Daniel Mason wrote the bulk of “The Piano Tuner” while studying malaria on the Thai-Myanmar border, fresh out of Harvard with a degree in biology.
His familiarity with this setting lends itself well to his narrative of Edgar, a British piano tuner sent on a curious mission deep in the heart of 19th-century Burma. Mason’s lush and atmospheric descriptions of Burma are wonderful, and combined with an engrossing narrative his story is an all-together excellent read.
Edgar is an expert piano tuner who lives a quiet life in London with his wife, Katherine. In October 1886, Edgar receives a curious request from the British War Office. Deep in the jungles of British-occupied Burma, an unorthodox general, Dr. Carroll, has achieved an uneasy peace with the Shan rebels through unusual means: music, poetry and medicine.
Having managed to ship in a rare Erard grand piano, the doctor has now requested a piano tuner be sent to him, specifically a piano tuner who has a special knowledge of the Erard brand. The British War Office begrudgingly agrees; although it dislikes Carroll’s methods, it admires his results, and so it summons Edgar for an audience.
Intrigued by the doctor’s request and anxious for an opportunity to travel, Edgar accepts the commission and finds himself aboard a ship bound for Burma within a month.
Along the way, he encounters a variety of interesting characters and starts to hear the many stories about the mysterious Doctor Carroll. When Edgar finally arrives in Burma, even more elements of “The Heart of Darkness” are added.
Alternately fascinated with the Burmese culture and repulsed by the British colonialists, Edgar begins the difficult journey upland to Carroll’s isolated fort, where his world begins to unravel.
Mason evokes 19th Century Burma with the rich sights and smells of a vanished world: the creep of vines over abandoned temples, the bustling marketplaces and the winding jungle paths. Like Edgar, the reader is seduced by the haunting, beautiful setting.

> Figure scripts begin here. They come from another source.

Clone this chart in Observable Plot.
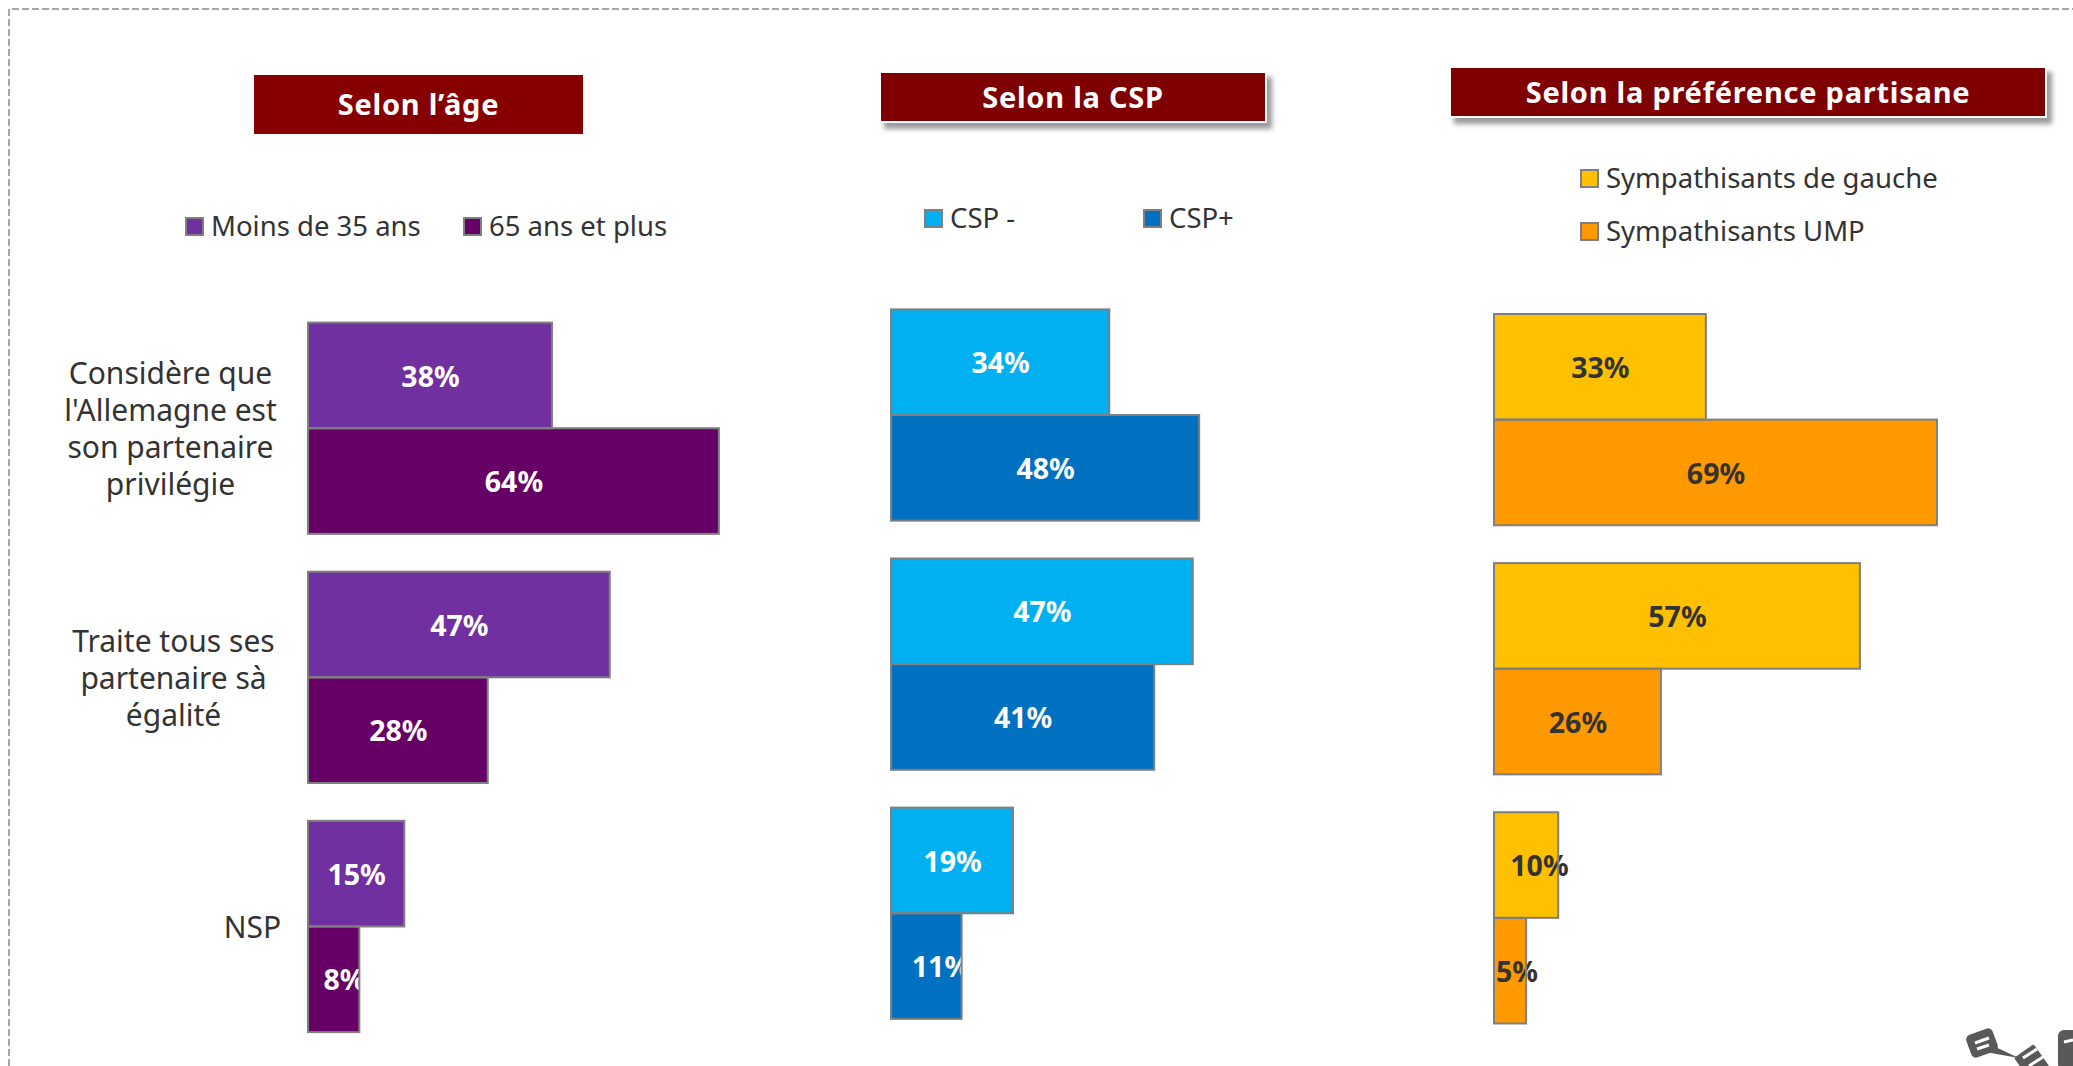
<!DOCTYPE html>
<html lang="fr">
<head>
<meta charset="utf-8">
<script src="https://cdn.jsdelivr.net/npm/d3@7"></script>
<script src="https://cdn.jsdelivr.net/npm/@observablehq/plot@0.6"></script>
<style>
  html, body { margin: 0; padding: 0; background: #fff; height: 1066px; overflow: hidden; }
  #page { position: relative; width: 2073px; height: 1066px; overflow: hidden; font-family: "Noto Sans", sans-serif; color: #333; }
  #page svg { position: absolute; }
  .head { position: absolute; display: flex; align-items: center; justify-content: center; color: #fff; font-weight: 700; font-size: 29px; letter-spacing: .75px; box-sizing: border-box; padding-bottom: 2px; }
  .head.shadow { background: #7f0000; border: 2px solid #fff; box-shadow: 5px 6px 5px rgba(0,0,0,.4); }
  .head.flat { background: #860000; }
  .key { position: absolute; display: flex; align-items: center; font-size: 27.5px; white-space: nowrap; line-height: 1; }
  .key i { display: block; width: 15px; height: 15px; border: 2px solid #7f7f7f; margin-right: 7px; flex: none; }
</style>
</head>
<body>
<div id="page"></div>
<script>
// Categories
const questions = ["Considère que l'Allemagne", "Traite tous ses partenaires", "NSP"];
const questionLabels = ["Considère que\nl'Allemagne est\nson partenaire\nprivilégie", "Traite tous ses\npartenaire sà\négalité", "NSP"];

// Series values (%)
const moins35 = [38, 47, 15];
const plus65 = [64, 28, 8];
const cspMoins = [34, 47, 19];
const cspPlus = [48, 41, 11];
const gauche = [33, 57, 10];
const ump = [69, 26, 5];

// Series names and colours
const ageSeries = ["Moins de 35 ans", "65 ans et plus"];
const ageColors = ["#7030a0", "#660066"];
const cspSeries = ["CSP -", "CSP+"];
const cspColors = ["#00b0f0", "#0070c0"];
const partySeries = ["Sympathisants de gauche", "Sympathisants UMP"];
const partyColors = ["#ffc000", "#ff9900"];

const page = document.getElementById("page");
const pxPerPct = 6.42, groupsHeight = 709.5, xMax = 72;
const ns = "http://www.w3.org/2000/svg";

// Dashed slide frame (top and left edges)
const frame = document.createElementNS(ns, "svg");
frame.setAttribute("width", 2073);
frame.setAttribute("height", 1066);
frame.style.cssText = "left:0;top:0";
frame.innerHTML = `<path d="M9 1066 V9 H2073" fill="none" stroke="#a6a6a6" stroke-width="2" stroke-dasharray="7 3"/>`;
page.appendChild(frame);

function tidy(series, a, b) {
  return questions.flatMap((q, i) => [
    {q, s: series[0], v: a[i]},
    {q, s: series[1], v: b[i]}
  ]);
}

// Short bars have their label pushed towards the bar's right edge
const labelX = d => d.v / 2 + (d.v <= 11 ? d.v * 0.2 : 0);

function panel({series, colors, a, b, left, x0, y0, ink, withLabels}) {
  const top = 280, marginLeft = x0 - left, marginTop = y0 - top;
  const rows = tidy(series, a, b);
  const marks = [
    Plot.barX(rows, {x: "v", y: "s", fy: "q", fill: "s"}),
    Plot.text(rows, {x: labelX, y: "s", fy: "q", dy: 1.5, text: d => d.v + "%", fill: ink, fontWeight: 700, fontSize: 28.5}),
    Plot.barX(rows, {x: "v", y: "s", fy: "q", stroke: "#7f7f7f", strokeWidth: 2, fill: "none"})
  ];
  if (withLabels) {
    const common = {
      fy: d => d,
      text: d => questionLabels[questions.indexOf(d)],
      frameAnchor: "left", textAnchor: "middle",
      fontSize: 30, lineHeight: 1.23, fill: "#333", dy: -1
    };
    marks.push(Plot.text(questions.slice(0, 1), {...common, dx: -138}));
    marks.push(Plot.text(questions.slice(1, 2), {...common, dx: -135}));
    marks.push(Plot.text(questions.slice(2), {...common, dx: -56}));
  }
  const width = marginLeft + pxPerPct * xMax + 6;
  const svg = Plot.plot({
    width, height: marginTop + groupsHeight + 10,
    marginLeft, marginTop, marginRight: width - marginLeft - pxPerPct * xMax, marginBottom: 10,
    style: {background: "transparent", overflow: "visible", fontFamily: '"Noto Sans", sans-serif'},
    x: {axis: null, domain: [0, xMax]},
    y: {axis: null, domain: series, padding: 0, round: false},
    fy: {axis: null, domain: questions, paddingInner: 0.152, paddingOuter: 0, round: false},
    color: {domain: series, range: colors},
    marks
  });
  svg.style.left = left + "px";
  svg.style.top = top + "px";
  page.appendChild(svg);
}

panel({series: ageSeries, colors: ageColors, a: moins35, b: plus65, left: 0, x0: 308, y0: 322.6, ink: "#fff", withLabels: true});
panel({series: cspSeries, colors: cspColors, a: cspMoins, b: cspPlus, left: 850, x0: 891, y0: 309.4, ink: "#fff"});
panel({series: partySeries, colors: partyColors, a: gauche, b: ump, left: 1460, x0: 1494, y0: 314, ink: "#333"});

// Section headers
[
  ["Selon l’âge", 254, 75, 329, 59, "flat"],
  ["Selon la CSP", 879, 71, 388, 52, "shadow"],
  ["Selon la préférence partisane", 1449, 66, 598, 52, "shadow"]
].forEach(([t, x, y, w, h, cls]) => {
  const el = document.createElement("div");
  el.className = "head " + cls;
  el.textContent = t;
  el.style.cssText = `left:${x}px;top:${y}px;width:${w}px;height:${h}px`;
  page.appendChild(el);
});

// Legends
[
  [ageSeries[0], ageColors[0], 185, 226],
  [ageSeries[1], ageColors[1], 463, 226],
  [cspSeries[0], cspColors[0], 924, 218],
  [cspSeries[1], cspColors[1], 1143, 218],
  [partySeries[0], partyColors[0], 1580, 178],
  [partySeries[1], partyColors[1], 1580, 231]
].forEach(([t, c, x, y]) => {
  const el = document.createElement("div");
  el.className = "key";
  el.innerHTML = `<i style="background:${c}"></i><span></span>`;
  el.querySelector("span").textContent = t;
  el.style.cssText = `left:${x}px;top:${y - 14}px;height:28px`;
  page.appendChild(el);
});

// Corner pictogram
const deco = document.createElementNS(ns, "svg");
deco.setAttribute("width", 120);
deco.setAttribute("height", 60);
deco.style.cssText = "left:1953px;top:1006px";
deco.innerHTML = `
  <g fill="#595959">
    <rect x="15" y="25" width="28" height="24" rx="5" transform="rotate(-20 29 37)"/>
    <path d="M32 46 L66 52 L36 38 Z"/>
    <rect x="68" y="42" width="24" height="32" rx="2" transform="rotate(-35 80 58)"/>
    <rect x="105" y="24" width="30" height="40" rx="6"/>
  </g>
  <g stroke="#fff" stroke-width="3" fill="none">
    <path d="M22 37 L36 32 M24 43 L36 39"/>
    <path d="M70 52 L84 43 M76 60 L90 51"/>
    <path d="M111 36 L120 34"/>
  </g>`;
page.appendChild(deco);
</script>
</body>
</html>
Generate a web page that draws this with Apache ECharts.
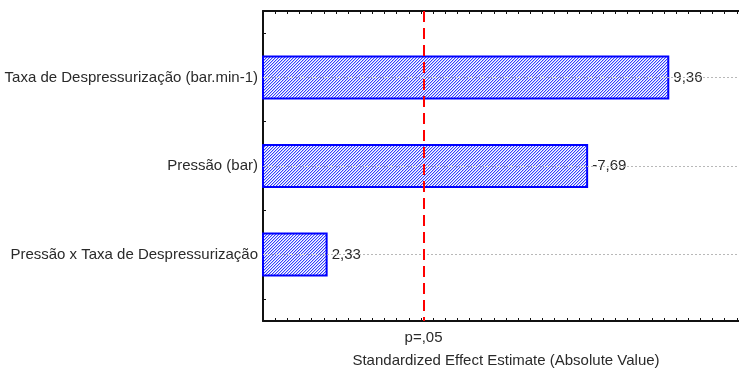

Mason also populates his novel with a variety of well-drawn and colorful characters — the looming, charismatic Carroll, the pensive piano tuner Edgar, the beautiful Burmese woman Khin Myo and an entire host of wonderful secondary characters: soldiers, bandits and mystics alike.
And best of all, Mason can really write. His sense of pacing is keen, lingering just long enough on delicious little side-stories before moving back to the main plot. The reader is continually engaged and intrigued, and the build-up to the unforeseen conclusion is appropriately tense.
Furthermore, Mason’s poetic descriptions and interludes never seem forced or pretentious, and they contribute to the overall haunting effect of the book.
My only problem with this novel arises with the ending, which is needlessly depressing. If Mason had just altered the last several pages, “The Piano Tuner” would have been flawless.
Nevertheless, this is an extraordinary debut novel which completely engrosses the reader all the way through and vividly recreates a unique time and place.